*Given task*.
Give an exact transcription of every line, dropping the images.

*Recorded data*.
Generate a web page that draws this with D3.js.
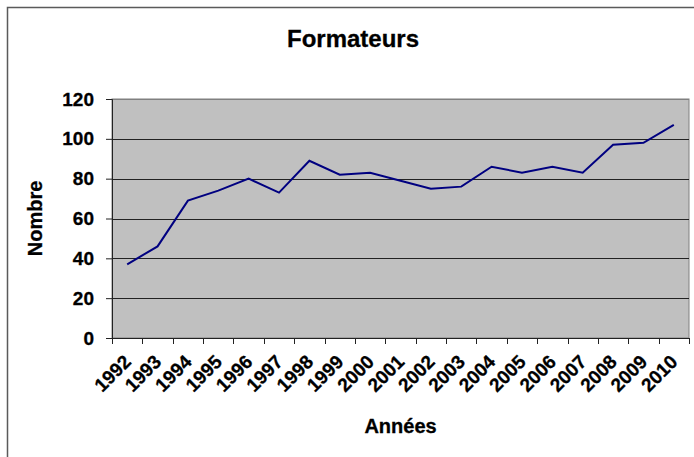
<!DOCTYPE html>
<html>
<head>
<meta charset="utf-8">
<script src="https://cdn.jsdelivr.net/npm/d3@7"></script>
<style>
html,body{margin:0;padding:0;background:#fff;}
svg{display:block;font-family:Arial,"Liberation Sans",sans-serif;}
text{stroke:#000;stroke-width:0.3px;}
</style>
</head>
<body>
<svg id="chart" width="694" height="457"></svg>
<script>
const years = ["1992","1993","1994","1995","1996","1997","1998","1999","2000","2001","2002","2003","2004","2005","2006","2007","2008","2009","2010"];
const formateurs = [37,46,69,74,80,73,89,82,83,79,75,76,86,83,86,83,97,98,107];
const yTicks = [0,20,40,60,80,100,120];
const title = "Formateurs";
const xTitle = "Années";
const yTitle = "Nombre";

const svg = d3.select("#chart");
const m = {left:112, top:99, right:689, bottom:338};

// outer border
svg.append("rect").attr("x",7.5).attr("y",7.5).attr("width",700).attr("height",460)
  .attr("fill","#fff").attr("stroke","#5a5a5a").attr("stroke-width",1.5);

const x = d3.scaleBand().domain(years).range([m.left,m.right]).paddingInner(0).paddingOuter(0);
const y = d3.scaleLinear().domain([0,120]).range([m.bottom,m.top]);

// plot background
svg.append("rect").attr("x",m.left).attr("y",m.top).attr("width",m.right-m.left).attr("height",m.bottom-m.top)
  .attr("fill","#c0c0c0").attr("stroke","#808080").attr("stroke-width",1);

// gridlines
svg.append("g").selectAll("line").data(yTicks.filter(d=>d>0)).join("line")
  .attr("x1",m.left).attr("x2",m.right)
  .attr("y1",d=>Math.round(y(d))+0.5).attr("y2",d=>Math.round(y(d))+0.5)
  .attr("stroke",d=>d===120?"#808080":"#222").attr("stroke-width",1);

// y axis
const yAxis = svg.append("g").attr("transform",`translate(${m.left},0)`)
  .call(d3.axisLeft(y).tickValues(yTicks).tickSize(6).tickPadding(12));
yAxis.select(".domain").attr("stroke","#222");
yAxis.selectAll(".tick line").attr("stroke","#222");
yAxis.selectAll("text").attr("font-size",19).attr("font-weight","bold").attr("fill","#000")
  .attr("font-family","Arial,'Liberation Sans',sans-serif");

// x axis with ticks at category boundaries
const xAxisG = svg.append("g").attr("transform",`translate(0,${m.bottom})`);
xAxisG.append("line").attr("x1",m.left).attr("x2",m.right).attr("y1",0.5).attr("y2",0.5).attr("stroke","#222");
const bounds = years.map(d=>x(d)).concat([m.right]);
xAxisG.selectAll("line.t").data(bounds).join("line").attr("class","t")
  .attr("x1",d=>Math.round(d)+0.5).attr("x2",d=>Math.round(d)+0.5).attr("y1",0).attr("y2",6).attr("stroke","#222");
xAxisG.selectAll("text").data(years).join("text")
  .attr("transform",d=>`translate(${x(d)+x.bandwidth()/2+5},${25}) rotate(-45)`)
  .attr("text-anchor","end")
  .attr("font-size",19).attr("font-weight","bold").attr("fill","#000")
  .text(d=>d);

// line
const line = d3.line().x((d,i)=>x(years[i])+x.bandwidth()/2).y(d=>y(d));
svg.append("path").datum(formateurs).attr("d",line)
  .attr("fill","none").attr("stroke","#000080").attr("stroke-width",2).attr("stroke-linejoin","miter");

// titles
svg.append("text").attr("x",353).attr("y",47).attr("text-anchor","middle")
  .attr("font-size",24).attr("font-weight","bold").text(title);
svg.append("text").attr("x",(m.left+m.right)/2).attr("y",433).attr("text-anchor","middle")
  .attr("font-size",20).attr("font-weight","bold").text(xTitle);
svg.append("text").attr("transform",`translate(42,${(m.top+m.bottom)/2}) rotate(-90)`).attr("text-anchor","middle")
  .attr("font-size",20).attr("font-weight","bold").text(yTitle);
</script>
</body>
</html>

*Reply to the exercise*.
Generate a web page that draws this with D3.js.
<!DOCTYPE html>
<html>
<head>
<meta charset="utf-8">
<script src="https://cdn.jsdelivr.net/npm/d3@7"></script>
<style>
html,body{margin:0;padding:0;background:#fff;}
svg{display:block;font-family:Arial,"Liberation Sans",sans-serif;}
text{stroke:#000;stroke-width:0.3px;}
</style>
</head>
<body>
<svg id="chart" width="694" height="457"></svg>
<script>
const years = ["1992","1993","1994","1995","1996","1997","1998","1999","2000","2001","2002","2003","2004","2005","2006","2007","2008","2009","2010"];
const formateurs = [37,46,69,74,80,73,89,82,83,79,75,76,86,83,86,83,97,98,107];
const yTicks = [0,20,40,60,80,100,120];
const title = "Formateurs";
const xTitle = "Années";
const yTitle = "Nombre";

const svg = d3.select("#chart");
const m = {left:112, top:99, right:689, bottom:338};

// outer border
svg.append("rect").attr("x",7.5).attr("y",7.5).attr("width",700).attr("height",460)
  .attr("fill","#fff").attr("stroke","#5a5a5a").attr("stroke-width",1.5);

const x = d3.scaleBand().domain(years).range([m.left,m.right]).paddingInner(0).paddingOuter(0);
const y = d3.scaleLinear().domain([0,120]).range([m.bottom,m.top]);

// plot background
svg.append("rect").attr("x",m.left).attr("y",m.top).attr("width",m.right-m.left).attr("height",m.bottom-m.top)
  .attr("fill","#c0c0c0").attr("stroke","#808080").attr("stroke-width",1);

// gridlines
svg.append("g").selectAll("line").data(yTicks.filter(d=>d>0)).join("line")
  .attr("x1",m.left).attr("x2",m.right)
  .attr("y1",d=>Math.round(y(d))+0.5).attr("y2",d=>Math.round(y(d))+0.5)
  .attr("stroke",d=>d===120?"#808080":"#222").attr("stroke-width",1);

// y axis
const yAxis = svg.append("g").attr("transform",`translate(${m.left},0)`)
  .call(d3.axisLeft(y).tickValues(yTicks).tickSize(6).tickPadding(12));
yAxis.select(".domain").attr("stroke","#222");
yAxis.selectAll(".tick line").attr("stroke","#222");
yAxis.selectAll("text").attr("font-size",19).attr("font-weight","bold").attr("fill","#000")
  .attr("font-family","Arial,'Liberation Sans',sans-serif");

// x axis with ticks at category boundaries
const xAxisG = svg.append("g").attr("transform",`translate(0,${m.bottom})`);
xAxisG.append("line").attr("x1",m.left).attr("x2",m.right).attr("y1",0.5).attr("y2",0.5).attr("stroke","#222");
const bounds = years.map(d=>x(d)).concat([m.right]);
xAxisG.selectAll("line.t").data(bounds).join("line").attr("class","t")
  .attr("x1",d=>Math.round(d)+0.5).attr("x2",d=>Math.round(d)+0.5).attr("y1",0).attr("y2",6).attr("stroke","#222");
xAxisG.selectAll("text").data(years).join("text")
  .attr("transform",d=>`translate(${x(d)+x.bandwidth()/2+5},${25}) rotate(-45)`)
  .attr("text-anchor","end")
  .attr("font-size",19).attr("font-weight","bold").attr("fill","#000")
  .text(d=>d);

// line
const line = d3.line().x((d,i)=>x(years[i])+x.bandwidth()/2).y(d=>y(d));
svg.append("path").datum(formateurs).attr("d",line)
  .attr("fill","none").attr("stroke","#000080").attr("stroke-width",2).attr("stroke-linejoin","miter");

// titles
svg.append("text").attr("x",353).attr("y",47).attr("text-anchor","middle")
  .attr("font-size",24).attr("font-weight","bold").text(title);
svg.append("text").attr("x",(m.left+m.right)/2).attr("y",433).attr("text-anchor","middle")
  .attr("font-size",20).attr("font-weight","bold").text(xTitle);
svg.append("text").attr("transform",`translate(42,${(m.top+m.bottom)/2}) rotate(-90)`).attr("text-anchor","middle")
  .attr("font-size",20).attr("font-weight","bold").text(yTitle);
</script>
</body>
</html>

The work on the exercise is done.